The fluid flow and heat transfer characteristics of multi air jet array impinging on a 4×4 pin fin heat sink with 3×3 nozzle arrays are investigated both numerically and experimentally. The results for multi jet impingement with wide range of parameters are not readily available in the literature. Different exit flow conditions such as minimum, semi and maximum cross flow conditions are simulated using shear stress transport (SST) k-ω turbulence model to study the combined effects of Reynolds number (Re) and spacing between nozzle exit and target surface (Z/d) on heat transfer coefficient (havg).
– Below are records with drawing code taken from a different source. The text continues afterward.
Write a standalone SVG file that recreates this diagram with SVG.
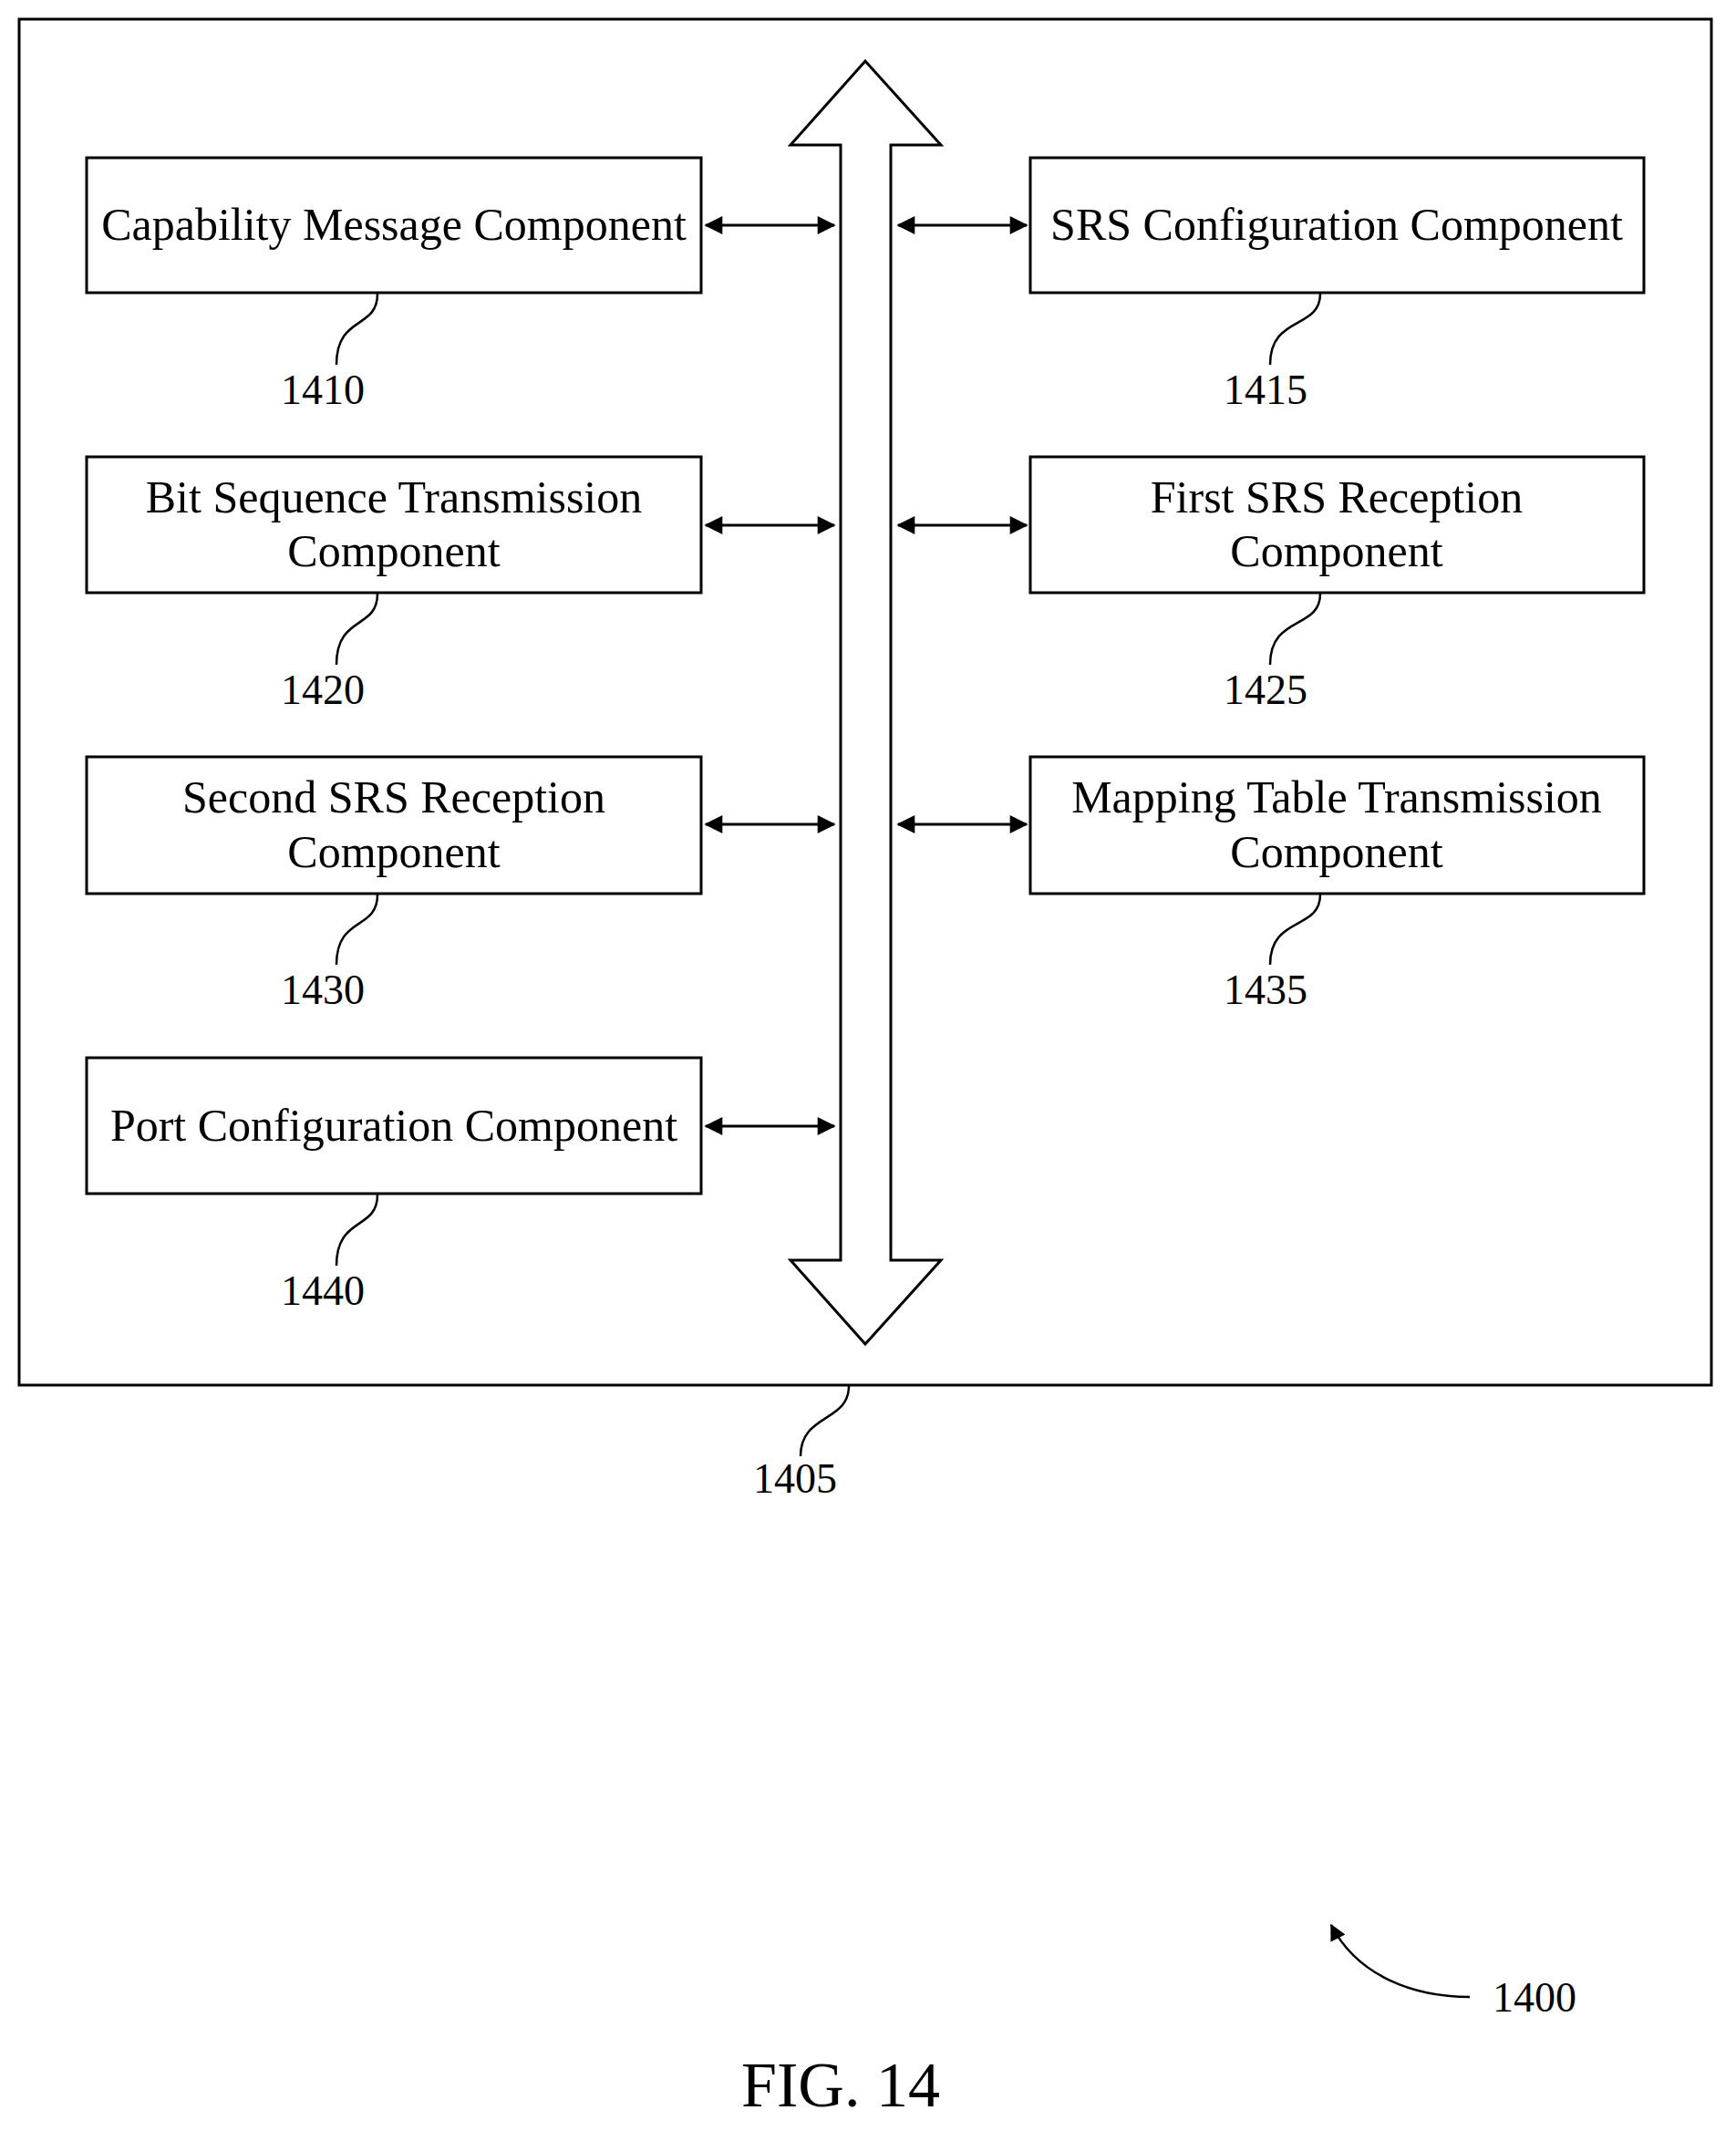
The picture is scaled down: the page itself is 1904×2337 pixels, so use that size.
<svg xmlns="http://www.w3.org/2000/svg" width="1904" height="2337" viewBox="0 0 1904 2337">
<style>
.b{fill:#fff;stroke:#000;stroke-width:3}
.t{font-family:"Liberation Serif",serif;font-size:50px;text-anchor:middle;fill:#000}
.n{font-family:"Liberation Serif",serif;font-size:46px;text-anchor:middle;fill:#000}
.l{fill:none;stroke:#000;stroke-width:2.5}
.a{fill:none;stroke:#000;stroke-width:3;marker-start:url(#h);marker-end:url(#h)}
</style>
<defs><marker id="h" viewBox="0 0 12 12" refX="11" refY="6" markerWidth="22" markerHeight="20" markerUnits="userSpaceOnUse" orient="auto-start-reverse"><path d="M0,0 L12,6 L0,12 z" fill="#000"/></marker>
<marker id="h2" viewBox="0 0 12 12" refX="11" refY="6" markerWidth="18" markerHeight="18" markerUnits="userSpaceOnUse" orient="auto"><path d="M0,0 L12,6 L0,12 z" fill="#000"/></marker></defs>
<g id="n1405"><rect class="b" x="21" y="21" width="1856" height="1498"/>
<path class="l" d="M931,1520 C931,1560 878,1550 878,1597"/><text class="n" x="872" y="1637">1405</text></g>
<g id="bus"><path class="b" d="M922,1382 L922,159 L867,159 L949,67 L1032,159 L977,159 L977,1382 L1032,1382 L949,1474 L867,1382 Z"/></g>
<g id="n1410"><rect class="b" x="95" y="173" width="674" height="148"/><text class="t" x="432" y="263">Capability Message Component</text><path class="l" d="M414,322 C414,362 369,345 369,400"/><text class="n" x="354" y="443">1410</text></g>
<g id="n1415"><rect class="b" x="1130" y="173" width="673" height="148"/><text class="t" x="1466" y="263">SRS Configuration Component</text><path class="l" d="M1448,322 C1448,362 1393,345 1393,400"/><text class="n" x="1388" y="443">1415</text></g>
<g id="n1420"><rect class="b" x="95" y="501" width="674" height="149"/><text class="t" x="432" y="562">Bit Sequence Transmission</text><text class="t" x="432" y="621">Component</text><path class="l" d="M414,651 C414,691 369,674 369,729"/><text class="n" x="354" y="772">1420</text></g>
<g id="n1425"><rect class="b" x="1130" y="501" width="673" height="149"/><text class="t" x="1466" y="562">First SRS Reception</text><text class="t" x="1466" y="621">Component</text><path class="l" d="M1448,651 C1448,691 1393,674 1393,729"/><text class="n" x="1388" y="772">1425</text></g>
<g id="n1430"><rect class="b" x="95" y="830" width="674" height="150"/><text class="t" x="432" y="891">Second SRS Reception</text><text class="t" x="432" y="951">Component</text><path class="l" d="M414,981 C414,1021 369,1004 369,1058"/><text class="n" x="354" y="1101">1430</text></g>
<g id="n1435"><rect class="b" x="1130" y="830" width="673" height="150"/><text class="t" x="1466" y="891">Mapping Table Transmission</text><text class="t" x="1466" y="951">Component</text><path class="l" d="M1448,981 C1448,1021 1393,1004 1393,1058"/><text class="n" x="1388" y="1101">1435</text></g>
<g id="n1440"><rect class="b" x="95" y="1160" width="674" height="149"/><text class="t" x="432" y="1251">Port Configuration Component</text><path class="l" d="M414,1310 C414,1350 369,1333 369,1388"/><text class="n" x="354" y="1431">1440</text></g>
<g id="connectors">
<path class="a" d="M774,247 L915,247"/><path class="a" d="M985,247 L1126,247"/>
<path class="a" d="M774,576 L915,576"/><path class="a" d="M985,576 L1126,576"/>
<path class="a" d="M774,904 L915,904"/><path class="a" d="M985,904 L1126,904"/>
<path class="a" d="M774,1235 L915,1235"/>
<path class="l" d="M1612,2190 C1540,2190 1485,2160 1460,2111" marker-end="url(#h2)"/>
</g>
<text class="n" x="1683" y="2206">1400</text>
<text class="t" x="922" y="2310" style="font-size:70px">FIG. 14</text>
</svg>
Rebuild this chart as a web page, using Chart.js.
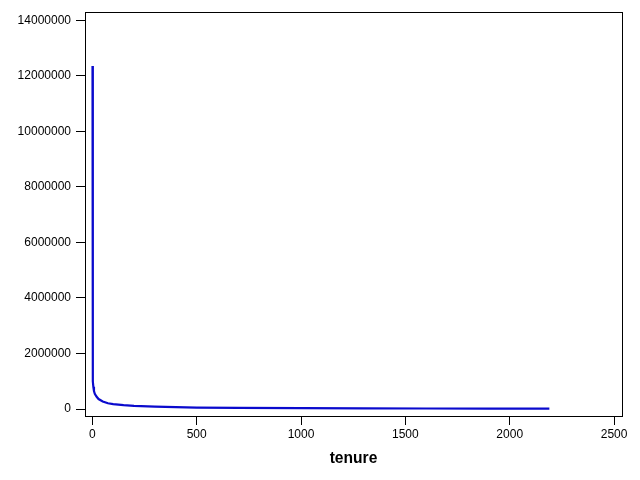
<!DOCTYPE html>
<html>
<head>
<meta charset="utf-8">
<script src="https://cdn.jsdelivr.net/npm/chart.js@4/dist/chart.umd.min.js"></script>
<style>
	html, body { margin: 0; padding: 0; background: #fff; }
	canvas { display: block; }
</style>
</head>
<body>
<canvas id="tenureChart" width="640" height="480"></canvas>
<script>
// tenure (x) and value (y)
const tenure = [1, 2, 3, 5, 8, 12, 20, 30, 50, 75, 100, 150, 200, 300, 400, 500, 700, 1000, 1300, 1600, 1900, 2190];
const values = [12350000, 1400000, 1000000, 800000, 650000, 550000, 450000, 360000, 270000, 210000, 175000, 140000, 115000, 85000, 68000, 55000, 42000, 30000, 24000, 20000, 17000, 15000];

const xTicks = [0, 500, 1000, 1500, 2000, 2500];
const yTicks = [0, 2000000, 4000000, 6000000, 8000000, 10000000, 12000000, 14000000];

const points = tenure.map((t, i) => ({ x: t, y: values[i] }));

// black frame round the plot area
const framePlugin = {
	id: 'frame',
	afterDraw(chart) {
		const { ctx, chartArea } = chart;
		ctx.save();
		ctx.strokeStyle = '#000';
		ctx.lineWidth = 1;
		ctx.strokeRect(
			Math.round(chartArea.left) + 0.5,
			Math.round(chartArea.top) + 0.5,
			Math.round(chartArea.right - chartArea.left),
			Math.round(chartArea.bottom - chartArea.top)
		);
		ctx.restore();
	},
};

const tickFont = { family: 'Arial, "Liberation Sans", sans-serif', size: 12 };

new Chart(document.getElementById('tenureChart').getContext('2d'), {
	type: 'line',
	data: {
		datasets: [
			{
				data: points,
				borderColor: 'rgb(10, 10, 205)',
				borderWidth: 2.2,
				pointRadius: 0,
				fill: false,
				tension: 0,
			},
		],
	},
	options: {
		responsive: false,
		animation: false,
		layout: { padding: { top: 12, right: 18, left: 0, bottom: 0 } },
		plugins: {
			legend: { display: false },
			tooltip: { enabled: false },
		},
		scales: {
			x: {
				type: 'linear',
				min: -35,
				max: 2538,
				afterBuildTicks: (axis) => {
					axis.ticks = xTicks.map((v) => ({ value: v }));
				},
				afterFit: (axis) => {
					axis.height = 64;
				},
				grid: { drawOnChartArea: false, drawTicks: true, tickLength: 9, color: '#000' },
				border: { color: '#000', width: 1 },
				ticks: {
					color: '#000',
					font: tickFont,
					padding: 2,
					maxRotation: 0,
					autoSkip: false,
					callback: (v) => String(v),
				},
				title: {
					display: true,
					text: 'tenure',
					color: '#000',
					font: { family: 'Arial, "Liberation Sans", sans-serif', size: 15.6, weight: 'bold' },
					padding: { top: 0, bottom: 12 },
				},
			},
			y: {
				min: -250000,
				max: 14290000,
				afterBuildTicks: (axis) => {
					axis.ticks = yTicks.map((v) => ({ value: v }));
				},
				afterFit: (axis) => {
					axis.width = 85;
				},
				grid: { drawOnChartArea: false, drawTicks: true, tickLength: 9, color: '#000' },
				border: { color: '#000', width: 1 },
				ticks: {
					color: '#000',
					font: tickFont,
					padding: 5,
					autoSkip: false,
					callback: (v) => String(v),
				},
			},
		},
	},
	plugins: [framePlugin],
});
</script>
</body>
</html>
The jet Reynolds number is varied from 7000 to 50000 and Z/d is varied from 6 to 10. For Re ≤ 18000, it is noticed that the minimum cross flow scheme gives maximum heat transfer, than semi cross flow and the maximum cross flow schemes at all Z/d considered here. Semi cross flow scheme works better for Re ≥ 18000. At Re = 11000 the minimum cross flow scheme indicates that Nua decreases from 50.1 to 36.41 with increase in Z/d from 6 to 10. It is also observed that the symmetry of the heat transfer patterns occur in the minimum and semi cross flow schemes as the sidewalls restrict the flow in opposite direction. However, in the maximum cross flow scheme, the stagnation peaks shifted and reduced in the stream wise direction by the strong cross flow degradation.